I’m still leaning towards cock-up. In public, Parata and Sharples were taking a moderate line on the Trust Board and TPO’s actions, trying to convince the movement’s leaders and its critics to step back from the edge. But in private there were very serious concerns. Both ministers were pushing for the Ministry of Education to renegotiate its procurement agreement with the Trust Board. And in a brutal investigation in 2015, Internal Affairs found “gross mismanagement” in how TPO managed its credit cards, its financial systems, its loan system, and its koha policy. According to the investigators’ report, some TPO activities weren’t advancing an exclusively charitable purpose. The tax department put the subsidiary on its watchlist.
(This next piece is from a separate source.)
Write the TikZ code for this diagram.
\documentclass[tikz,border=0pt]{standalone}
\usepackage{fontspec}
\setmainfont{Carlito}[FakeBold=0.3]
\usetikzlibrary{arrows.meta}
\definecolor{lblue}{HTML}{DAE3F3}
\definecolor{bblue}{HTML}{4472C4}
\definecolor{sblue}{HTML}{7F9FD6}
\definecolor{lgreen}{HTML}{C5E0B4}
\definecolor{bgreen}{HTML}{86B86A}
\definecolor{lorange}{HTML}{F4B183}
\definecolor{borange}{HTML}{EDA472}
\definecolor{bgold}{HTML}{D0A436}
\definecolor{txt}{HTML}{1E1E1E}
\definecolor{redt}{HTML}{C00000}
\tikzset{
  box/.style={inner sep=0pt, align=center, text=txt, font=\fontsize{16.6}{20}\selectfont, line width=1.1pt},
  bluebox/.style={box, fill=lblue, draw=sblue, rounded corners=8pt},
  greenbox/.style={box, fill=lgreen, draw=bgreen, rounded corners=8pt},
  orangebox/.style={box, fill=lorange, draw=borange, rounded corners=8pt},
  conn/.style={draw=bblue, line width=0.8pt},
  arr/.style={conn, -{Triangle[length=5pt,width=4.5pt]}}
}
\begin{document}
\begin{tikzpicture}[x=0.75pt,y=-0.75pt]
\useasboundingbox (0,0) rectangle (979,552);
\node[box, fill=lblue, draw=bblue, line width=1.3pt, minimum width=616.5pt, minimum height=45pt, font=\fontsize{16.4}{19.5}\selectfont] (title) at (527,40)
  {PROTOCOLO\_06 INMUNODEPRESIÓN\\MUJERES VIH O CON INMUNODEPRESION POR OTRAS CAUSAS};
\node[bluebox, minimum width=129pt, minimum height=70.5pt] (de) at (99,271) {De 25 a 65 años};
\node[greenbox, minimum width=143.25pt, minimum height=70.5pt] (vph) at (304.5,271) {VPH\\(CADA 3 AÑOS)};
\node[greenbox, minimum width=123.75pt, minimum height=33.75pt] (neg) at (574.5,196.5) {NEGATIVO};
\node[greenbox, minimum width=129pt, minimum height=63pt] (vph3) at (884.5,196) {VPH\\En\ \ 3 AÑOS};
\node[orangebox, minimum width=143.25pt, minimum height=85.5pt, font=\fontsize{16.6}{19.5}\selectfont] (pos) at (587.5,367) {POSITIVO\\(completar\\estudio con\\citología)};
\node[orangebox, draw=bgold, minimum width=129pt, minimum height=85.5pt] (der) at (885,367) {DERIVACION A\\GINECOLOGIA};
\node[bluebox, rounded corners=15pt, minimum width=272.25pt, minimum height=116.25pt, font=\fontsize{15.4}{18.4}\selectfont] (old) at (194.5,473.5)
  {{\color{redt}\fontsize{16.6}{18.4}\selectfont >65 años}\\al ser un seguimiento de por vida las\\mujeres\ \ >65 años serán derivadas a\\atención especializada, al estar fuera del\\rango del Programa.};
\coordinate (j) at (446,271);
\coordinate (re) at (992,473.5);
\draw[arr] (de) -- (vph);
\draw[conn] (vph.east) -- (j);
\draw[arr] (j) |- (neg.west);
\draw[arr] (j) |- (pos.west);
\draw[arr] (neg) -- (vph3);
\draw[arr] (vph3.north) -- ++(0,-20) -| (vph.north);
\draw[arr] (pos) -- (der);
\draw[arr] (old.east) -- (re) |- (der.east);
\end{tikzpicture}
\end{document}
In hindsight, Waho’s interview with Native Affairs and his decision to take his dismissal to the High Court were the turning points for the Trust Board. The Ministry of Education was closely monitoring its contract with the Board. Internal Affairs were on TPO’s back, issuing it with a formal warning. And worse, so too was the Inland Revenue Department. The Board’s position was entirely untenable, and in Waho’s High Court hearing in 2016 it came out that all of his former colleagues were planning to step down.
Finally.
That decision – and the decision made at the National Hui in 2014 to amend the Trust Deed, removing clauses like life membership on the Board – were crucial to prove to the government that the National Trust was in a fit state to govern and administer the movement again. The Coalition Government took a close look, examining the new Deed and systems, and agreed that coming to the rescue with a $32m funding boost that will lift the Nannies and kaiako off the minimum wage, improve the movement’s building stock, and upgrade IT systems. Were the old Board and systems in place it’s almost certain the government would not have come forward with any extra money.
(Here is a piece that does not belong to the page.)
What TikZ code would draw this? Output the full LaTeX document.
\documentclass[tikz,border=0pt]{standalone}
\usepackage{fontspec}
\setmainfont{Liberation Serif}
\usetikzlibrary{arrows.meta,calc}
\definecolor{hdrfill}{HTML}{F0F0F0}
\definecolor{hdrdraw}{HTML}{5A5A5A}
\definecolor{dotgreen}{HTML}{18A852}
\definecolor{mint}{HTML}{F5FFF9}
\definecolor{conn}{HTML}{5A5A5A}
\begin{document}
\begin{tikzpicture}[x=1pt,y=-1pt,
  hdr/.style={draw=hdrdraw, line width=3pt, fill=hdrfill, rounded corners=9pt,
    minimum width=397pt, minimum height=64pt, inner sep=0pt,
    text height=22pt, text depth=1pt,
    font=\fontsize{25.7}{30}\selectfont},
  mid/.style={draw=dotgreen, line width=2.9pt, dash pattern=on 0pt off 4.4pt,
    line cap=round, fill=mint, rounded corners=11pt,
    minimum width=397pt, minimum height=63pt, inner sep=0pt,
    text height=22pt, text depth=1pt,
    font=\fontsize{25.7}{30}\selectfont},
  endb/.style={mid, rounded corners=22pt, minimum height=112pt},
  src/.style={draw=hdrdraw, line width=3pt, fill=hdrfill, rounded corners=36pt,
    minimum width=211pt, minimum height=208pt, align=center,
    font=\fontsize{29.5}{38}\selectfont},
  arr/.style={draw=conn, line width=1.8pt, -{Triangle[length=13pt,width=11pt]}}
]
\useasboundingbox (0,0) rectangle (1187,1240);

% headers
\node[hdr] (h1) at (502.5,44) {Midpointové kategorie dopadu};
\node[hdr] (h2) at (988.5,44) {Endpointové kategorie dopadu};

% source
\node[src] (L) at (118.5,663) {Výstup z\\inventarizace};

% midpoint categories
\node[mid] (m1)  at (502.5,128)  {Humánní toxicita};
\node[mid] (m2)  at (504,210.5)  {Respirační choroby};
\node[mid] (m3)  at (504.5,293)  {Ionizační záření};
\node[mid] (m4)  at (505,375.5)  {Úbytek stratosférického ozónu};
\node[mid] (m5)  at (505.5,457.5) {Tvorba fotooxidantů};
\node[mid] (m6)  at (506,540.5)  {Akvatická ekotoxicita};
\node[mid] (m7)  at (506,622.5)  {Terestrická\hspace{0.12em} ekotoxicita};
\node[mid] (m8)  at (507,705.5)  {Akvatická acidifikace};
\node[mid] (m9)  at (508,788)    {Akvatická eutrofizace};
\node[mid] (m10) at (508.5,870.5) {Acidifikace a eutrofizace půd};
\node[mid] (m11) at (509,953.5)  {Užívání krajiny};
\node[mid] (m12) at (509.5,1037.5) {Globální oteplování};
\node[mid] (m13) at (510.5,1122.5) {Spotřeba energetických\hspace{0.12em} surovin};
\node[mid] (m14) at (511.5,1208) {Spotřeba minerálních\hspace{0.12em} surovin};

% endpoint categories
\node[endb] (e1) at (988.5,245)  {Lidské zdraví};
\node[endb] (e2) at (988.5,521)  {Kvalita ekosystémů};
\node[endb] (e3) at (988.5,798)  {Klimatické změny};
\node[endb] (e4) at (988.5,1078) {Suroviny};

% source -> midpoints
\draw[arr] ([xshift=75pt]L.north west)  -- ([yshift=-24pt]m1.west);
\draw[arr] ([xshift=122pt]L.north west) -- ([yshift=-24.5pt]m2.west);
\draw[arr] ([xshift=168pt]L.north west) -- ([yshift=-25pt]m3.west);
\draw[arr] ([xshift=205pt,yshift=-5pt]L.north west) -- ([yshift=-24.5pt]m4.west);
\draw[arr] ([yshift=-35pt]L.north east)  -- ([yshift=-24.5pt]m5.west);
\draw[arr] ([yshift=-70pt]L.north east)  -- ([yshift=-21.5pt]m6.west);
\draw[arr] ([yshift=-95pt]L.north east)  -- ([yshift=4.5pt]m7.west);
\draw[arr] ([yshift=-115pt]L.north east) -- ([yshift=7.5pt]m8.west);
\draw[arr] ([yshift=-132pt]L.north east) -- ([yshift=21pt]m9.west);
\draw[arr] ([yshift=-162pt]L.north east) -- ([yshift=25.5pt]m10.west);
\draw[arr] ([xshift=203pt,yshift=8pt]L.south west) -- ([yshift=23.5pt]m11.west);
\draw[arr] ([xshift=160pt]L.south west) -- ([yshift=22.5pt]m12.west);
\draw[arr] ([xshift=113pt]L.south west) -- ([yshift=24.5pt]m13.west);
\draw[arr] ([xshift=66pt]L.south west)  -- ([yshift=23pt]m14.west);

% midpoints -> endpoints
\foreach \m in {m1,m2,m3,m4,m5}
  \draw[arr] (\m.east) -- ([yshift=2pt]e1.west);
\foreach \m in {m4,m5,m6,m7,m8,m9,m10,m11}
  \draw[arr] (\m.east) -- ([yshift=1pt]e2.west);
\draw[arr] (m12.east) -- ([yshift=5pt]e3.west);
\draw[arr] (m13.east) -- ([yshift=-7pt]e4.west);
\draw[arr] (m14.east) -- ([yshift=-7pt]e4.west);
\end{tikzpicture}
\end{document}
But what about the body count it took to get to this point? Not only did the entire Trust Board go, but they took Mihi Forbes and almost the entire Native Affairs team with them. Toni Waho paid a terrible price. It’s an infuriating lesson in how some Māori institutions and the Māori elite who run them work. They protect their own, lawyering up in 2013 and 2014 and spending $1.2m and $1.5m respectively on legal fees. They use informal channels in an attempt to silence journalists and they run one line in public – “all above board, nothing to see here” – while taking a different view in private. They negotiate a softball external review with the responsible minister (the EY review) that prevents the investigators from looking at the actual claims of wrongdoing. They tell people that they “hate” their critics.
I’m not exactly a kōhanga expert, but this is one thing I do know as a kōhanga alumnus: if the Nannies from my kōhanga were in charge, none of this would’ve ever happened.